- **Problem details**: Repeat, exactly and only, the lines from the beginning of the data through the line with "plt.rcParams['font.family'] = ['Open". Pictures are left out.

#### Raw data ####

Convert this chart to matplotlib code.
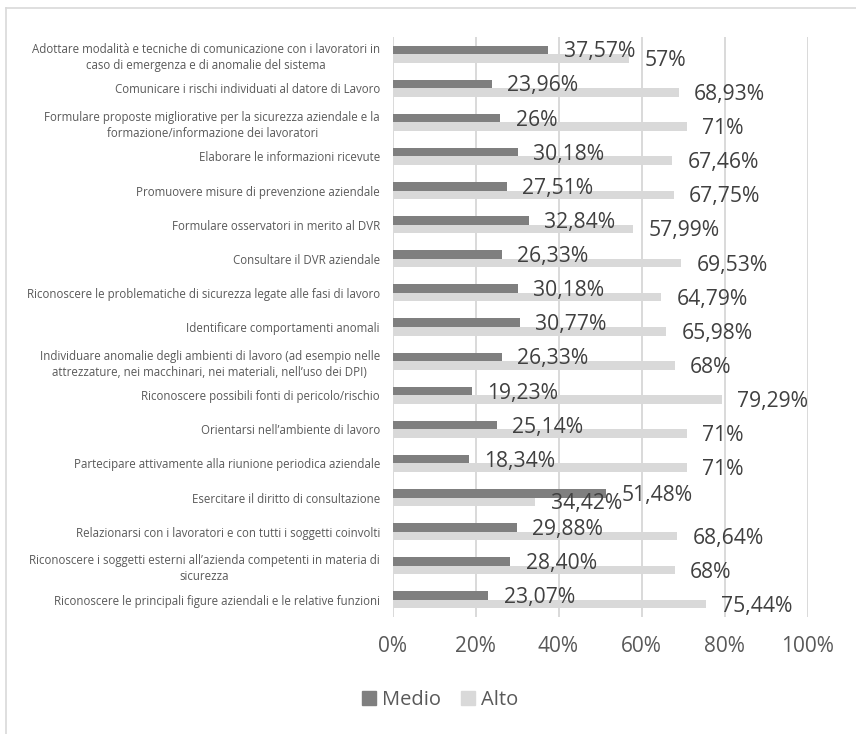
import matplotlib.pyplot as plt
from matplotlib.lines import Line2D
from matplotlib.patches import Patch

plt.rcParams['font.family'] = ['Open Sans', 'DejaVu Sans']

# categories, top to bottom
categorie = [
    "Adottare modalità e tecniche di comunicazione con i lavoratori in\ncaso di emergenza e di anomalie del sistema",
    "Comunicare i rischi individuati al datore di Lavoro",
    "Formulare proposte migliorative per la sicurezza aziendale e la\nformazione/informazione dei lavoratori",
    "Elaborare le informazioni ricevute",
    "Promuovere misure di prevenzione aziendale",
    "Formulare osservatori in merito al DVR",
    "Consultare il DVR aziendale",
    "Riconoscere le problematiche di sicurezza legate alle fasi di lavoro",
    "Identificare comportamenti anomali",
    "Individuare anomalie degli ambienti di lavoro (ad esempio nelle\nattrezzature, nei macchinari, nei materiali, nell\u2019uso dei DPI)",
    "Riconoscere possibili fonti di pericolo/rischio",
    "Orientarsi nell\u2019ambiente di lavoro",
    "Partecipare attivamente alla riunione periodica aziendale",
    "Esercitare il diritto di consultazione",
    "Relazionarsi con i lavoratori e con tutti i soggetti coinvolti",
    "Riconoscere i soggetti esterni all\u2019azienda competenti in materia di\nsicurezza",
    "Riconoscere le principali figure aziendali e le relative funzioni",
]

medio = [37.57, 23.96, 26, 30.18, 27.51, 32.84, 26.33, 30.18, 30.77, 26.33,
         19.23, 25.14, 18.34, 51.48, 29.88, 28.40, 23.07]
alto = [57, 68.93, 71, 67.46, 67.75, 57.99, 69.53, 64.79, 65.98, 68,
        79.29, 71, 71, 34.42, 68.64, 68, 75.44]

medio_lbl = ["37,57%", "23,96%", "26%", "30,18%", "27,51%", "32,84%", "26,33%",
             "30,18%", "30,77%", "26,33%", "19,23%", "25,14%", "18,34%",
             "51,48%", "29,88%", "28,40%", "23,07%"]
alto_lbl = ["57%", "68,93%", "71%", "67,46%", "67,75%", "57,99%", "69,53%",
            "64,79%", "65,98%", "68%", "79,29%", "71%", "71%", "34,42%",
            "68,64%", "68%", "75,44%"]

xticks = [0, 20, 40, 60, 80, 100]
xtick_lbl = ["0%", "20%", "40%", "60%", "80%", "100%"]

c_medio = '#7f7f7f'
c_alto = '#d9d9d9'
c_text = '#595959'

fig = plt.figure(figsize=(8.56, 7.34), dpi=100)
ax = fig.add_axes([392.5/856, 1-617/734, 415/856, 580/734])

pos = list(range(len(categorie)))
h = 0.25
ax.barh([p - h/2 for p in pos], medio, height=h, color=c_medio, zorder=3)
ax.barh([p + h/2 for p in pos], alto, height=h, color=c_alto, zorder=3)

# data labels
for p, v, s in zip(pos, medio, medio_lbl):
    ax.annotate(s, (v, p - h/2), xytext=(11, -1.5), textcoords='offset points',
                ha='left', va='center', fontsize=15.2, color='#404040', zorder=4)
for p, v, s in zip(pos, alto, alto_lbl):
    ax.annotate(s, (v, p + h/2), xytext=(11, -1.5), textcoords='offset points',
                ha='left', va='center', fontsize=15.2, color='#404040', zorder=4)

ax.set_xlim(0, 100)
ax.set_ylim(len(categorie) - 0.5, -0.5)
ax.set_xticks(xticks)
ax.set_xticklabels(xtick_lbl, fontsize=15, color=c_text)
ax.set_yticks(pos)
ax.set_yticklabels(categorie, fontsize=8.3, color=c_text, multialignment='center',
                   linespacing=1.3)
ax.tick_params(length=0)
ax.tick_params(axis='x', pad=14)
ax.tick_params(axis='y', pad=9)
ax.grid(axis='x', color='#d9d9d9', lw=1.4, zorder=0)
for sp in ax.spines.values():
    sp.set_visible(False)

# legend
handles = [Patch(color=c_medio, label='Medio'), Patch(color=c_alto, label='Alto')]
fig.legend(handles=handles, loc='center', bbox_to_anchor=(440/856, 1-700/734),
           ncol=2, frameon=False, fontsize=14.5, handlelength=0.7, handleheight=0.7,
           handletextpad=0.3, columnspacing=1.0, labelcolor=c_text)

# chart border (cropped)
fig.add_artist(Line2D([6/856, 1], [1-8/734, 1-8/734], color='#d9d9d9', lw=1.2))
fig.add_artist(Line2D([6/856, 6/856], [0, 1-8/734], color='#d9d9d9', lw=1.2))

fig.savefig('out.png', dpi=100)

####

- **Response to this exercise**:
Convert this chart to matplotlib code.
import matplotlib.pyplot as plt
from matplotlib.lines import Line2D
from matplotlib.patches import Patch

plt.rcParams['font.family'] = ['Open Sans', 'DejaVu Sans']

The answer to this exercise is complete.